Amazon shopping is becoming increasingly pointless as one or more of the following are true:
- There are multiple products, sometimes dozens, which are actually the same product in the same or different colors, and often with a variety of nonsense manufactorer names. So there is the appearance of choice while actually the non-same items are difficult to find (needle in haystack)
- Products tend to be very low quality. If you take time to read the reviews, it's obvious that many of the high reviews are stuffed. The low score reviews usually tell the same story: a critical part breaks on first use, or a critical flaw renders the item completely unsuitable for the task it is intended for.
- Counterfeits... I don't even need to get into this, as it's a very well-known problem.
Unfortunately, the Walmart effect applies here too, because the low prices attract most shoppers, and the small players (and brick and mortar stores) can't compete and go out of business. If they try to compete, they typically just find the same garbage manufacturers who are selling on Amazon. It's a race to the bottom.
As consumers, we end up with items that are either useless on arrival (and not even worth returning), or they are far less than we would have hoped or wished for or been willing to pay for.
The great irony is, with the ability to import items from around the globe, and the significant number of online stores, it can still be impossible to find even a decent simple item (such as an extended reach car wash brush).

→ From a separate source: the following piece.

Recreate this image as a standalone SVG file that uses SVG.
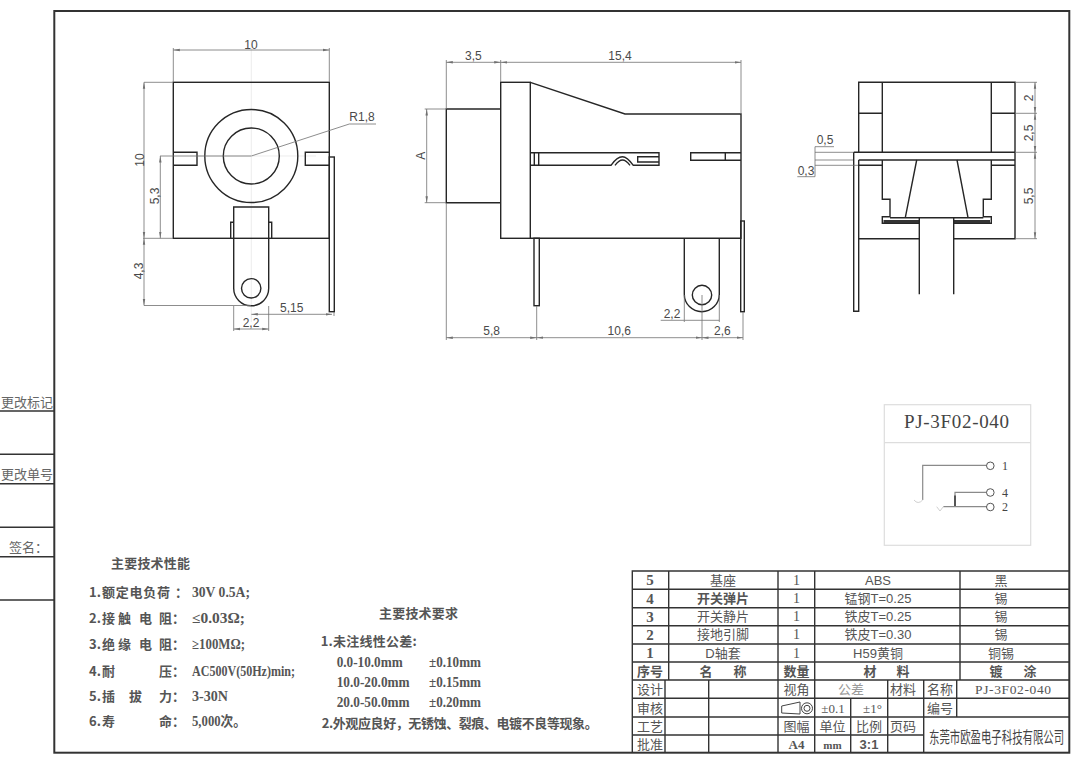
<svg xmlns="http://www.w3.org/2000/svg" width="1080" height="764" viewBox="0 0 1080 764">
<style>
.p{fill:none;stroke:#262626;stroke-width:1.4}
.d{fill:none;stroke:#707070;stroke-width:.8}
.a{marker-start:url(#ar);marker-end:url(#ar)}
.c{fill:none;stroke:#e4e4e4;stroke-width:.7}
.t{fill:none;stroke:#333;stroke-width:1.4}
.dt{font-family:"Liberation Sans",sans-serif;font-size:12px;fill:#4a4a4a;text-anchor:middle}
.cn{font-family:"Noto Sans CJK SC",sans-serif;font-size:13px;fill:#555}
.m{text-anchor:middle}
.b{font-weight:700}
.sf{font-family:"Liberation Serif","Noto Sans CJK SC",serif}
.v{font-size:14px}
.sn{font-family:"Liberation Sans","Noto Sans CJK SC",sans-serif}
.g{fill:none;stroke:#8a8a8a;stroke-width:1.2}
.l{fill:none;stroke:#d0d0d0;stroke-width:1}
.ci{fill:#fff;stroke:#555;stroke-width:1}
</style>
<defs>
<marker id="ar" markerUnits="userSpaceOnUse" markerWidth="7" markerHeight="4" refX="6.5" refY="2" orient="auto-start-reverse"><path d="M0 .8L6.5 2L0 3.2Z" fill="#707070"/></marker>
</defs>
<rect width="1080" height="764" fill="#fff"/>

<g id="frame">
<rect x="54.3" y="11" width="1015" height="741.7" fill="none" stroke="#333" stroke-width="2"/>
<path d="M0 411H54M0 454.3H54M0 483.7H54M0 527.3H54M0 556.7H54M0 600H54" class="t"/>
<text class="cn" x="1" y="406.5" textLength="52" style="fill:#666">更改标记</text>
<text class="cn" x="1" y="478.5" textLength="52" style="fill:#666">更改单号</text>
<text class="cn" x="9" y="552" style="fill:#666">签名：</text>
</g>

<g id="view-front">
<path class="c" d="M251.3 40V322M190 156H316"/>
<rect class="p" x="173.3" y="82.3" width="156" height="156"/>
<circle class="p" cx="251.3" cy="156" r="46.5"/>
<circle class="p" cx="251.3" cy="156" r="28"/>
<path class="p" d="M173.3 152.3H197V165.3H173.3M329.3 152.3H305.3V165.3H329.3"/>
<rect class="p" x="329.3" y="157" width="5" height="154.7" fill="#fff"/>
<path class="p" d="M233.7 270V207H268.7V288.3A17.5 17.5 0 0 1 233.7 288.3V270M233.7 222.3H230.7V238.3M268.7 222.3H271.7V238.3"/>
<circle class="p" cx="251.2" cy="288.3" r="9.7"/>
<path class="d" d="M173.3 48V82M329.3 48V82M144 82.3H173M143 238.3H173M144 305.5H251M160 156H251M233.7 306V331M268.7 306V331M334 312V316M251.3 156L349.3 124H376"/>
<path class="d a" d="M173.3 50H329.3"/>
<path class="d a" d="M144 82.3V238.3"/>
<path class="d a" d="M144 238.3V305.5"/>
<path class="d a" d="M160.3 156V238.3"/>
<path class="d a" d="M251.3 314.3H332"/>
<path class="d a" d="M233.7 329H268.7"/>
<text class="dt" x="251" y="49">10</text>
<text class="dt" transform="translate(144 160) rotate(-90)">10</text>
<text class="dt" transform="translate(159.3 196) rotate(-90)">5,3</text>
<text class="dt" transform="translate(143 271) rotate(-90)">4,3</text>
<text class="dt" x="362" y="121">R1,8</text>
<text class="dt" x="291.7" y="312">5,15</text>
<text class="dt" x="251" y="326.5">2,2</text>
</g>

<g id="view-side">
<path class="p" d="M500.7 109H446.3V202.7H500.7"/>
<rect class="p" x="500.7" y="82.3" width="29.6" height="156"/>
<path class="p" d="M530.3 82.3L625 114H741V238.3H530.3"/>
<path class="p" d="M530.3 152.7H659V165.3H633.3Q627 156.7 622.5 156.7Q617 156.7 611 165.3H530.3M534.3 152.7V165.3M538.7 152.7V165.3M615 165.3Q619 160 622.5 160Q626 160 630 165.3"/>
<path class="p" d="M659 156.7H637.7V162H659M741 152.7H690.7V160.3H741M725.3 152.7V160.3"/>
<rect class="p" x="534" y="238.3" width="5.3" height="67.4"/>
<path class="p" d="M684.3 238.3V294.2A17.5 17.5 0 0 0 719.3 294.2V238.3"/>
<circle class="p" cx="702" cy="295" r="9.7"/>
<rect class="p" x="740.7" y="221" width="3.6" height="90.7" fill="#fff"/>
<path class="d" d="M446.3 60V109M500.7 60V82M741 60V114M424.7 109H446M424.7 202.7H446M446.3 203V340M536.7 306V340M702 295V340M743 312V340M684.3 295V322M719.3 295V322M660.7 320.3H684"/>
<path class="d a" d="M446.3 62.3H500.7"/>
<path class="d a" d="M500.7 62.3H741"/>
<path class="d a" d="M426.7 109V202.7"/>
<path class="d a" d="M446.3 337.7H536.7"/>
<path class="d a" d="M536.7 337.7H702"/>
<path class="d a" d="M702 337.7H743"/>
<path class="d" d="M684.3 320.3H719.3"/>
<text class="dt" x="473.3" y="60">3,5</text>
<text class="dt" x="620" y="60">15,4</text>
<text class="dt" transform="translate(425 155.7) rotate(-90)">A</text>
<text class="dt" x="491.7" y="335">5,8</text>
<text class="dt" x="619.3" y="335">10,6</text>
<text class="dt" x="722.3" y="335">2,6</text>
<text class="dt" x="672" y="318">2,2</text>
</g>

<g id="view-rear">
<path class="p" d="M858.7 152.3V82.3H1015V238.7H953.7M919.3 238.7H858.7V160"/>
<path class="p" d="M882.3 82.3V152.3M991.3 82.3V152.3M858.7 113.3H882.3M991.3 113.3H1015"/>
<path class="p" d="M853.7 152.3H1015M858.7 160H1015M858.7 165.3H882.3M991.3 165.3H1015"/>
<path class="p" d="M853.7 152.3V311.3H858.7V238"/>
<path class="p" d="M882.3 160V199.3H890V216.7H882.3V223.3H919.3M991.3 160V199.3H983.3V216.7H991.3V223.3H953.7M890 217.7H983.3M916.7 160L905.3 217.7M957 160L968 217.7"/>
<path d="M883.5 221.5H919M954 221.5H990" fill="none" stroke="#333" stroke-width="3"/>
<path class="p" d="M919.3 217.7V294.3M953.7 217.7V294.3"/>
<path class="d" d="M1015 82.3H1037M1015 113.3H1037M1015 152.3H1037M1015 238.7H1037M815 152.3H853M815 160H853M815 165.3H858M834 146.7H815V176.7H797.3"/>
<path class="d a" d="M1035 82.3V113.3"/>
<path class="d a" d="M1035 113.3V152.3"/>
<path class="d a" d="M1035 152.3V238.7"/>
<text class="dt" transform="translate(1033.3 98) rotate(-90)">2</text>
<text class="dt" transform="translate(1032.5 133) rotate(-90)">2,5</text>
<text class="dt" transform="translate(1032.5 196) rotate(-90)">5,5</text>
<text class="dt" x="825" y="144">0,5</text>
<text class="dt" x="806" y="174.7">0,3</text>
</g>

<g id="schematic">
<rect x="884.3" y="404.7" width="146.4" height="140.6" fill="none" stroke="#ddd" stroke-width="1.2"/>
<path d="M884.3 442.7H1030.7" fill="none" stroke="#ddd" stroke-width="1.2"/>
<text class="sf" x="904" y="428" font-size="19" fill="#444" textLength="105">PJ-3F02-040</text>
<path class="g" d="M922.7 500V465.3H987M955 506.5V492.3H987M943.3 506.7H987"/>
<path d="M955 495.5V506" fill="none" stroke="#555" stroke-width="2"/>
<path class="l" d="M914 500Q918 505 922.7 500M936.7 506.7L940 511L943.3 506.7"/>
<circle class="ci" cx="990.3" cy="465.8" r="3.8"/>
<circle class="ci" cx="990.3" cy="492.5" r="3.8"/>
<circle class="ci" cx="990.3" cy="507" r="3.8"/>
<text class="sf" x="1005" y="469.7" font-size="12" fill="#444" text-anchor="middle">1</text>
<text class="sf" x="1005" y="496.5" font-size="12" fill="#444" text-anchor="middle">4</text>
<text class="sf" x="1005" y="511" font-size="12" fill="#444" text-anchor="middle">2</text>
</g>

<g id="spec-performance" class="cn b" style="font-weight:700">
<text x="111" y="568" textLength="79">主要技术性能</text>
<text x="89" y="596.5">1.</text><text x="102" y="596.5" textLength="68">额定电负荷</text><text x="175" y="596.5">：</text><text class="sf v" x="192" y="596.5" textLength="58" lengthAdjust="spacingAndGlyphs">30V 0.5A;</text>
<text x="89" y="623">2.</text><text x="102" y="623">接</text><text x="118" y="623">触</text><text x="139" y="623">电</text><text x="159" y="623">阻：</text><text class="sf v" x="192" y="623" textLength="53" lengthAdjust="spacingAndGlyphs">≤0.03Ω;</text>
<text x="89" y="649">3.</text><text x="102" y="649">绝</text><text x="118" y="649">缘</text><text x="139" y="649">电</text><text x="159" y="649">阻：</text><text class="sf v" x="192" y="649" textLength="53" lengthAdjust="spacingAndGlyphs">≥100MΩ;</text>
<text x="89" y="676">4.</text><text x="102" y="676">耐</text><text x="159" y="676">压：</text><text class="sf v" x="192" y="676" textLength="103" lengthAdjust="spacingAndGlyphs">AC500V(50Hz)min;</text>
<text x="89" y="701">5.</text><text x="102" y="701">插</text><text x="129" y="701">拔</text><text x="159" y="701">力：</text><text class="sf v" x="192" y="701" textLength="36" lengthAdjust="spacingAndGlyphs">3-30N</text>
<text x="89" y="726">6.</text><text x="102" y="726">寿</text><text x="159" y="726">命：</text><text class="sf v" x="192" y="726" textLength="54" lengthAdjust="spacingAndGlyphs">5,000次。</text>
</g>

<g id="spec-requirements" class="cn" style="font-weight:700">
<text x="379" y="618" textLength="79">主要技术要求</text>
<text x="320.7" y="646" textLength="96">1.未注线性公差:</text>
<text class="sf v" x="336.7" y="667" textLength="66" lengthAdjust="spacingAndGlyphs">0.0-10.0mm</text><text class="sf v" x="429" y="667" textLength="52" lengthAdjust="spacingAndGlyphs">±0.10mm</text>
<text class="sf v" x="336.7" y="687" textLength="73" lengthAdjust="spacingAndGlyphs">10.0-20.0mm</text><text class="sf v" x="429" y="687" textLength="52" lengthAdjust="spacingAndGlyphs">±0.15mm</text>
<text class="sf v" x="336.7" y="706.5" textLength="73" lengthAdjust="spacingAndGlyphs">20.0-50.0mm</text><text class="sf v" x="429" y="706.5" textLength="52" lengthAdjust="spacingAndGlyphs">±0.20mm</text>
<text x="321.7" y="728" textLength="276">2.外观应良好，无锈蚀、裂痕、电镀不良等现象。</text>
</g>

<g id="title-block">
<path class="t" d="M632.3 752.7V571H1069.3M632.3 589.3H1069.3M632.3 607.7H1069.3M632.3 625.7H1069.3M632.3 644H1069.3M632.3 662H1069.3M632.3 680H1069.3M632.3 698.3H1069.3M632.3 717H1069.3M632.3 735H923.7"/>
<path class="t" d="M668.7 571V680M778 571V752.7M814.7 571V752.7M960 571V680M665 680V752.7M708.7 680V752.7M887.7 680V752.7M923.7 680V752.7M956.7 680V717M850.7 698.3V717M850.7 717V752.7"/>
<path fill="none" stroke="#444" stroke-width="1" d="M781.7 706L800 702V714L781.7 713Z"/>
<circle cx="807" cy="708.3" r="5.5" fill="none" stroke="#444"/><circle cx="807" cy="708.3" r="3" fill="none" stroke="#444"/>
<g class="cn m">
<text class="sf b" x="650" y="585" style="font-size:15px">5</text>
<text class="sf b" x="650" y="603.5" style="font-size:15px">4</text>
<text class="sf b" x="650" y="621.5" style="font-size:15px">3</text>
<text class="sf b" x="650" y="639.5" style="font-size:15px">2</text>
<text class="sf b" x="650" y="657.5" style="font-size:15px">1</text>
<text class="b" x="650" y="676">序号</text>
<text x="723" y="585">基座</text>
<text class="b" x="723" y="603">开关弹片</text>
<text x="723" y="621">开关静片</text>
<text x="723" y="639">接地引脚</text>
<text class="sn" x="723" y="657.5">D轴套</text>
<text class="b" x="706" y="676">名</text><text class="b" x="740" y="676">称</text>
<text class="sf" x="796.5" y="585" style="font-size:14px">1</text>
<text class="sf" x="796.5" y="603" style="font-size:14px">1</text>
<text class="sf" x="796.5" y="621" style="font-size:14px">1</text>
<text class="sf" x="796.5" y="639" style="font-size:14px">1</text>
<text class="sf" x="796.5" y="657.5" style="font-size:14px">1</text>
<text class="b" x="796.5" y="676">数量</text>
<text class="sn" x="878" y="585">ABS</text>
<text class="sn" x="878" y="603">锰钢T=0.25</text>
<text class="sn" x="878" y="621">铁皮T=0.25</text>
<text class="sn" x="878" y="639">铁皮T=0.30</text>
<text class="sn" x="878" y="657.5">H59黄铜</text>
<text class="b" x="870" y="676">材</text><text class="b" x="903" y="676">料</text>
<text x="1001" y="585">黑</text><text x="1001" y="603">锡</text><text x="1001" y="621">锡</text><text x="1001" y="639">锡</text><text x="1001" y="657.5">铜锡</text>
<text class="b" x="996" y="676">镀</text><text class="b" x="1030" y="676">涂</text>
<text x="650" y="694">设计</text><text x="650" y="712.5">审核</text><text x="650" y="730.5">工艺</text><text x="650" y="748.5">批准</text>
<text x="796.5" y="694">视角</text><text x="796.5" y="730.5">图幅</text>
<text class="sf b" x="796.5" y="748.5">A4</text>
<text x="851" y="694" style="fill:#999">公差</text>
<text x="903" y="694">材料</text><text x="940" y="694">名称</text><text x="940" y="712.5">编号</text>
<text class="sf" x="1013" y="694" textLength="76" style="font-size:13.5px">PJ-3F02-040</text>
<text class="sf" x="833" y="712.5">±0.1</text><text class="sf" x="872.5" y="712.5">±1°</text>
<text x="832.5" y="730.5">单位</text><text x="869" y="730.5">比例</text><text x="903" y="730.5">页码</text>
<text class="sf b" x="832.5" y="748.5" style="font-size:11px">mm</text>
<text class="sn b" x="869" y="748.5">3:1</text>
</g>
<text class="cn" transform="translate(929 742.5) scale(.65 1)" style="font-size:16px;fill:#444">东莞市欧盈电子科技有限公司</text>
</g>
</svg>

Even if you search more broadly than directly on Amazon, you see the same few items across most online retailers. And when you read reviews of the items on each retailer website, you see the same low score complaints... sometimes in such detail that you can be certain that it was the exact same product.
I see no solution to this. There is one country where most of this garbage comes from, but any special measures to penalize their exports will just result in shifting the manufacturing to another don't-care country which will pick up the slack.
Imagine the total cost of this situation, from materials consumption to trash piles (which is a short process for many of these products). It's an obscene waste.
/rant
Another strategy to counter bad-quality products is to buy items directly from the brand's website. i.e. buy socks from hanes.com instead of amazon.
Another problem I see with the shopping experience is that I would sometimes spend 10 or 20 minutes looking for just the right product (which is absurd when you think about just how powerful modern filtering and search algorithms can be.) And then it dawned on me. Amazon is making money off of those 10 or 20 minutes of "engagement" because it gives them time to show a bunch of paid ads as I search.
To counter that problem, I always filter my results with "Prime Only" and Filter: Show lowest price to highest. I use Prime Only as a proxy-variable to filter out unpopular items (they are probably unpopular for a reason) It's amazing how much money you can save doing this. Usually you can avoid paying double what the default results are.